Lance Uggla, chief executive of IHS Markit, said the data provider is in a good position to grow as more firms are using advanced analytics to inform their decisions.

Uggla was interviewed at the Sibos conference in London today.

The chief executive said that since he had the idea to launch an information provider 20 years ago the quality and quantity of data has improved. In addition, types of data have changed with an increase in unstructured data such as satellite imagery and drone photography.

“More information is being used in decision making so we are in a good place to grow,” Uggla added. “The speed of calculations and output is changing so firms are using advanced analytics to look for patterns and signals.”

Natural language processing can discern patterns more quickly and is less prone to errors.

Uggla gave the example of IHS Markit’s Commodities at Sea analytics suite which provides data-driven intelligence to help determine prices. Commodities at Sea uses trade data and ship movements to provide an indicator of supply and demand in the market.

“We use satellite imagery to determine the size of storage facilities and the size of ships,” he added.

Other analytics also provide risk scores for countries  and events such as geopolitical turbulence.

IHS Markit has also partnered with Caixin in China to calculate  the country’s General Manufacturing PMI (Purchasing Managers’ Index).
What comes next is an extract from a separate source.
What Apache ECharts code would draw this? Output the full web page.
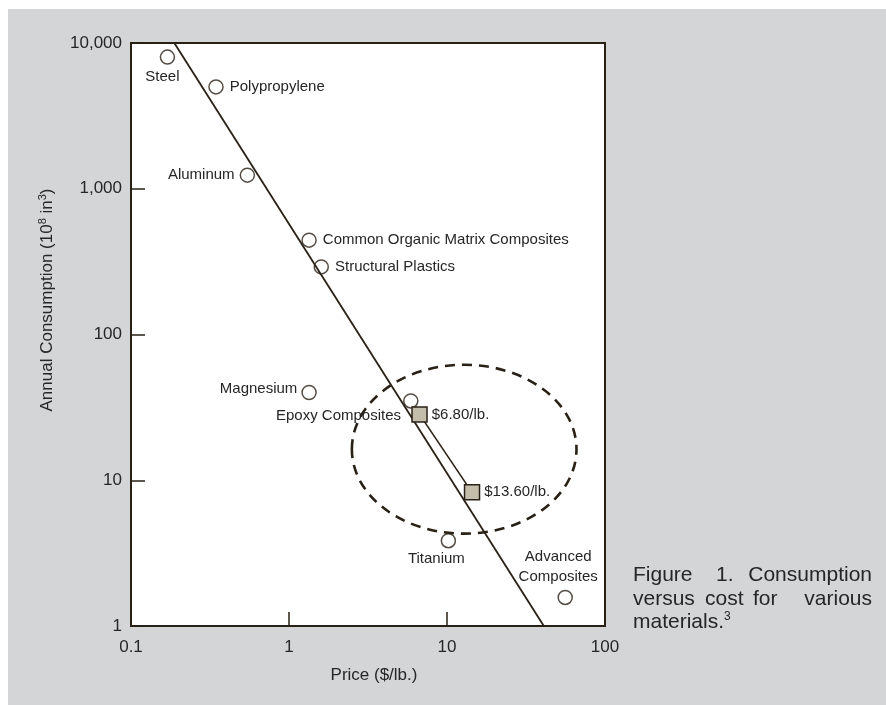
<!DOCTYPE html>
<html><head><meta charset="utf-8">
<script src="https://cdn.jsdelivr.net/npm/echarts@6/dist/echarts.min.js"></script>
<style>html,body{margin:0;padding:0;background:#fff}#c{width:886px;height:705px}</style>
</head><body><div id="c"></div>
<script>
// ---- data ----
const materials = ['Steel', 'Polypropylene', 'Aluminum', 'Common Organic Matrix Composites', 'Structural Plastics', 'Magnesium', 'Epoxy Composites', 'Titanium', 'Advanced\nComposites'];
const prices = [0.17, 0.345, 0.545, 1.34, 1.6, 1.34, 5.9, 10.2, 56];
const consumption = [8000, 5000, 1240, 444, 291, 40, 35, 3.85, 1.57];
const projectedLabels = ['$6.80/lb.', '$13.60/lb.'];
const projectedPrices = [6.7, 14.4];
const projectedConsumption = [28.3, 8.26];
const trendPrices = [0.188, 41];
const trendConsumption = [10000, 1];
const ellipsePriceRange = [2.5, 66];
const ellipseConsumptionRange = [4.3, 62];
const xTicks = [0.1, 1, 10, 100];
const xTickLabels = ['0.1', '1', '10', '100'];
const yTicks = [1, 10, 100, 1000, 10000];
const yTickLabels = ['1', '10', '100', '1,000', '10,000'];

// ---- styles ----
const FONT = "'Liberation Sans', Arial, sans-serif";
const INK = '#2a2116';
const TXT = '#262626';
const labelStyles = {
  'Steel': {position: 'bottom', distance: 4, offset: [-5, 0]},
  'Polypropylene': {position: 'right', distance: 6},
  'Aluminum': {position: 'left', distance: 5},
  'Common Organic Matrix Composites': {position: 'right', distance: 6},
  'Structural Plastics': {position: 'right', distance: 6},
  'Magnesium': {position: 'left', distance: 4, offset: [0, -4]},
  'Epoxy Composites': {position: 'left', distance: 2, offset: [0, 15]},
  'Titanium': {position: 'bottom', distance: 3, offset: [-12, 0]},
  'Advanced\nComposites': {position: 'top', distance: 3, offset: [-7, 0], lineHeight: 20, align: 'center'}
};
const baseLabel = {show: true, fontFamily: FONT, fontSize: 15, color: TXT, opacity: 1, textBorderWidth: 0};

function tickFmt(ticks, labels) {
  return function (v) {
    const i = ticks.findIndex(t => Math.abs(t - v) < 1e-6 * t);
    return i >= 0 ? labels[i] : '';
  };
}

const chart = echarts.init(document.getElementById('c'), null, {renderer: 'canvas'});
const option = {
  animation: false,
  grid: {left: 131, right: 281, top: 43, bottom: 79, show: true, backgroundColor: '#fff', borderColor: INK, borderWidth: 2},
  xAxis: {
    type: 'log', logBase: 10, min: 0.1, max: 100,
    axisLine: {show: false},
    axisTick: {show: true, inside: true, length: 14, lineStyle: {color: INK, width: 1.5}},
    splitLine: {show: false}, minorTick: {show: false},
    axisLabel: {formatter: tickFmt(xTicks, xTickLabels), margin: 13, fontFamily: FONT, fontSize: 17, color: TXT, showMinLabel: true, showMaxLabel: true}
  },
  yAxis: {
    type: 'log', logBase: 10, min: 1, max: 10000,
    axisLine: {show: false},
    axisTick: {show: true, inside: true, length: 14, lineStyle: {color: INK, width: 1.5}},
    splitLine: {show: false}, minorTick: {show: false},
    axisLabel: {formatter: tickFmt(yTicks, yTickLabels), margin: 9, fontFamily: FONT, fontSize: 17, color: TXT, showMinLabel: true, showMaxLabel: true}
  },
  series: [
    {
      type: 'line', z: 1, symbol: 'none', silent: true,
      lineStyle: {color: INK, width: 1.8},
      data: trendPrices.map((p, i) => [p, trendConsumption[i]])
    },
    {
      type: 'line', z: 1, symbol: 'none', silent: true,
      lineStyle: {color: INK, width: 1.6},
      data: projectedPrices.map((p, i) => [p, projectedConsumption[i]])
    },
    {
      type: 'scatter', z: 2, zlevel: 1, symbol: 'circle', symbolSize: 14,
      itemStyle: {color: 'rgba(255,255,255,0)', borderColor: INK, borderWidth: 1.5},
      label: baseLabel,
      data: materials.map((m, i) => ({
        name: m, value: [prices[i], consumption[i]],
        label: Object.assign({}, baseLabel, {formatter: m}, labelStyles[m])
      }))
    },
    {
      type: 'scatter', z: 5, zlevel: 1, symbol: 'rect', symbolSize: 15,
      itemStyle: {color: '#c3bdac', borderColor: INK, borderWidth: 1.5, opacity: 1},
      label: Object.assign({}, baseLabel, {position: 'right', distance: 4}),
      data: projectedPrices.map((p, i) => ({
        name: projectedLabels[i], value: [p, projectedConsumption[i]],
        label: {formatter: projectedLabels[i]}
      }))
    }
  ]
};
chart.setOption(option);

const p1 = chart.convertToPixel({gridIndex: 0}, [ellipsePriceRange[0], ellipseConsumptionRange[1]]);
const p2 = chart.convertToPixel({gridIndex: 0}, [ellipsePriceRange[1], ellipseConsumptionRange[0]]);

const capStyle = {font: "21px " + FONT, fill: TXT, verticalAlign: 'middle'};
function word(t, x, y, align) {
  return {type: 'text', x: x, y: y, style: Object.assign({}, capStyle, {text: t, align: align || 'left'})};
}

chart.setOption({
  graphic: [
    {type: 'rect', z: -100, shape: {x: 8, y: 9, width: 886, height: 705}, style: {fill: '#d4d5d7'}, silent: true},
    {type: 'ellipse', z: 10, silent: true,
     shape: {cx: (p1[0] + p2[0]) / 2, cy: (p1[1] + p2[1]) / 2, rx: Math.abs(p2[0] - p1[0]) / 2, ry: Math.abs(p2[1] - p1[1]) / 2},
     style: {fill: null, stroke: INK, lineWidth: 2.6, lineDash: [10, 7]}},
    {type: 'text', x: 47, y: 300, rotation: Math.PI / 2, z: 10,
     style: {text: '{a|Annual Consumption (10}{s|8}{a| in}{s|3}{a|)}', align: 'center', verticalAlign: 'middle',
       rich: {a: {fontFamily: FONT, fontSize: 17, fill: TXT, color: TXT}, s: {fontFamily: FONT, fontSize: 11, color: TXT, fill: TXT, verticalAlign: 'top', lineHeight: 20}}}},
    {type: 'text', x: 374, y: 675, z: 10,
     style: {text: 'Price ($/lb.)', font: '17px ' + FONT, fill: TXT, align: 'center', verticalAlign: 'middle'}},
    word('Figure', 633, 575), word('1.', 716, 575), word('Consumption', 872, 575, 'right'),
    word('versus', 633, 599), word('cost', 705, 599), word('for', 753, 599), word('various', 872, 599, 'right'),
    {type: 'text', x: 633, y: 622, z: 10,
     style: {text: '{a|materials.}{s|3}', verticalAlign: 'middle', align: 'left',
       rich: {a: {fontFamily: FONT, fontSize: 21, color: TXT, fill: TXT}, s: {fontFamily: FONT, fontSize: 12, color: TXT, fill: TXT, verticalAlign: 'top', lineHeight: 22}}}}
  ]
});
</script></body></html>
“We have a great opportunity to expand in Asia,” said Uggla. “China has a more digital economy than any other country I have visited.”

Fund managers use of data

Research provider Morningstar said in a report that asset managers are increasingly using big data to get an informational edge.

Linda Abu Mushrefova, manager research analyst for Morningstar, said in the report that about one third of the signals used to forecast stock prices in asset manager models are now based on non-traditional data. In comparison, a decade ago none of these signals used alternative data sources.
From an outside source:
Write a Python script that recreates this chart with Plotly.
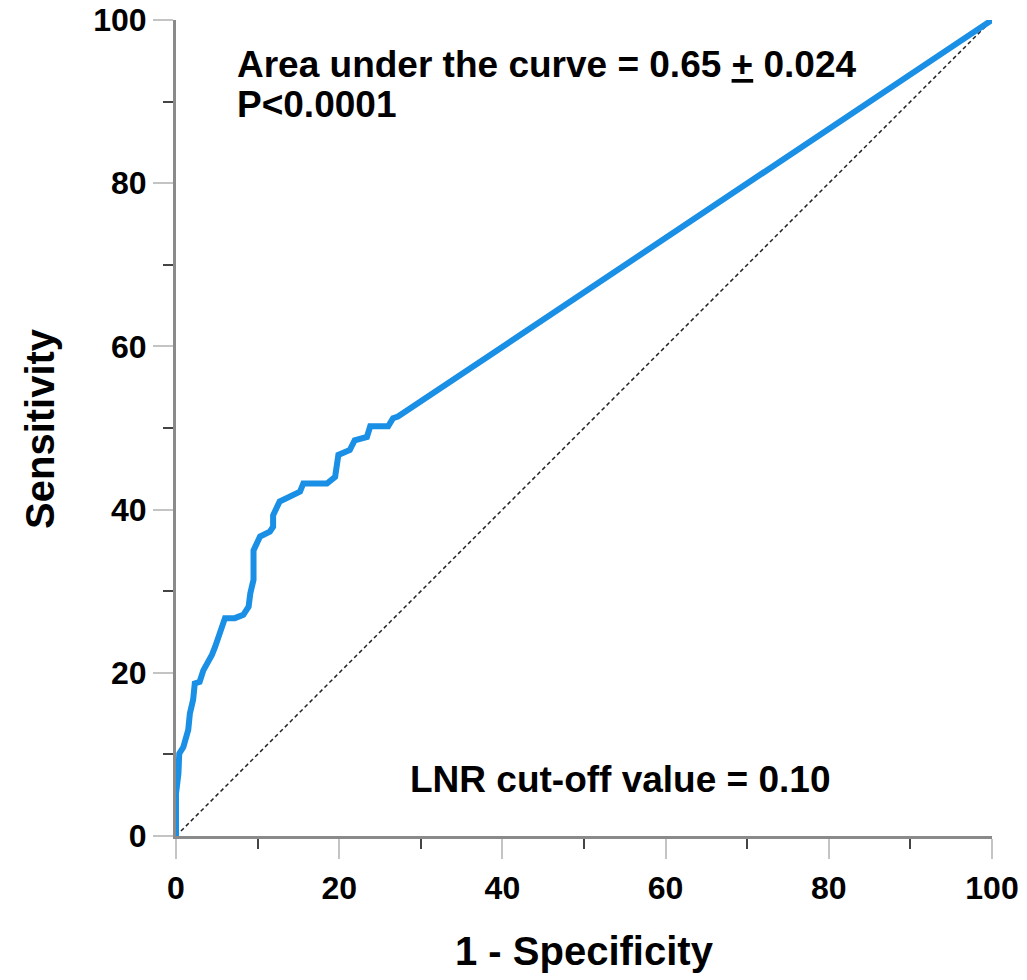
import plotly.graph_objects as go

# ROC curve points (1 - specificity %, sensitivity %)
fpr = [0, 0.0, 0.3, 0.4, 0.9, 1.5, 1.7, 2.1, 2.3, 2.9, 3.35, 3.8, 4.4, 4.8, 5.4, 6.0,
       7.2, 8.25, 8.9, 9.1, 9.5, 9.5, 10.3, 11.5, 11.9, 11.9, 12.7, 14.0, 15.2, 15.6,
       18.5, 19.5, 19.9, 21.3, 21.9, 23.4, 23.8, 26.0, 26.6, 27.2, 100]
sens = [0, 5.2, 7.7, 10.1, 10.9, 13.0, 15.0, 16.7, 18.7, 18.9, 20.3, 21.0, 22.2, 23.2,
        24.8, 26.7, 26.7, 27.1, 28.1, 29.7, 31.4, 35.0, 36.7, 37.3, 37.9, 39.3, 41.0,
        41.6, 42.2, 43.2, 43.2, 44.0, 46.7, 47.3, 48.5, 48.9, 50.2, 50.2, 51.2, 51.4, 100]

ref_x = [0, 100]
ref_y = [0, 100]

tick_vals = [0, 20, 40, 60, 80, 100]
tick_text = ["0", "20", "40", "60", "80", "100"]

auc_line1 = "Area under the curve = 0.65 <u>+</u> 0.024"
auc_line2 = "P&lt;0.0001"
cutoff_text = "LNR cut-off value = 0.10"
x_title = "1 - Specificity"
y_title = "Sensitivity"

FONT = "Liberation Sans, Arial, sans-serif"

fig = go.Figure()
fig.add_trace(go.Scatter(x=ref_x, y=ref_y, mode="lines",
                         line=dict(color="#222222", width=1.5, dash="4px,3px"),
                         showlegend=False, hoverinfo="skip"))
fig.add_trace(go.Scatter(x=fpr, y=sens, mode="lines",
                         line=dict(color="#1a8fe6", width=6),
                         showlegend=False))

axis_common = dict(
    range=[0, 100],
    tickvals=tick_vals,
    ticktext=tick_text,
    ticks="outside",
    ticklen=20,
    tickwidth=2,
    tickcolor="#c4c4c4",
    showline=True,
    linecolor="#8a8a8a",
    linewidth=3,
    showgrid=False,
    zeroline=False,
    automargin=False,
    ticklabeloverflow="allow",
    tickfont=dict(family=FONT, size=32, color="black", weight="bold"),
    minor=dict(dtick=10, tick0=0, ticks="outside", ticklen=10, tickwidth=2,
               tickcolor="#444444", showgrid=False),
)

fig.update_xaxes(**axis_common, ticklabelstandoff=2)
fig.update_yaxes(**axis_common)

fig.add_annotation(x=7.2, y=94.6, xref="x", yref="y", text="<b>" + auc_line1 + "</b>",
                   showarrow=False, xanchor="left", yanchor="middle", align="left",
                   font=dict(family=FONT, size=37, color="black"))
fig.add_annotation(x=7.2, y=89.6, xref="x", yref="y", text="<b>" + auc_line2 + "</b>",
                   showarrow=False, xanchor="left", yanchor="middle", align="left",
                   font=dict(family=FONT, size=37, color="black"))
fig.add_annotation(x=28.4, y=6.9, xref="x", yref="y", text="<b>" + cutoff_text + "</b>",
                   showarrow=False, xanchor="left", yanchor="middle", align="left",
                   font=dict(family=FONT, size=37, color="black"))

# axis titles
fig.add_annotation(x=0.5, y=-0.141, xref="paper", yref="paper", text="<b>" + x_title + "</b>",
                   showarrow=False, xanchor="center", yanchor="middle",
                   font=dict(family=FONT, size=40, color="black"))
fig.add_annotation(x=-0.1667, y=0.5, xref="paper", yref="paper", text="<b>" + y_title + "</b>",
                   showarrow=False, xanchor="center", yanchor="middle", textangle=-90,
                   font=dict(family=FONT, size=40, color="black"))

fig.update_layout(
    width=1027, height=980,
    margin=dict(l=176, r=35, t=20, b=144),
    plot_bgcolor="white",
    paper_bgcolor="white",
)

# remove the default page margin so the figure fills the window exactly
fig.write_html("out.html", config={"displayModeBar": False},
               post_script="document.body.style.margin='0px';")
However she also warned that a large quantity of data introduces additional noise.

“Having access to a large and unique data set isn’t like finding a bag full of magic market-beating beans,” said Mushrefova. “The ability to access, test, validate, and implement this unstructured data into an investment process is critical to making the data useful.”

As a result, buy-side firms now have to attract quantitative researchers with programming experience and data science backgrounds in addition to strong investment talent.

Mushrefova continued that crowding and signal decay are risks, especially as more investors pile into the same factors or exposures.

“While the use of new data and tools is exciting, it is also untested over a full market cycle, and while we are optimistic on some of the benefits, we also maintain a healthy level of skepticism,” said Mushrefova. “Specifically, it is not just the availability of the data but what is done with it.”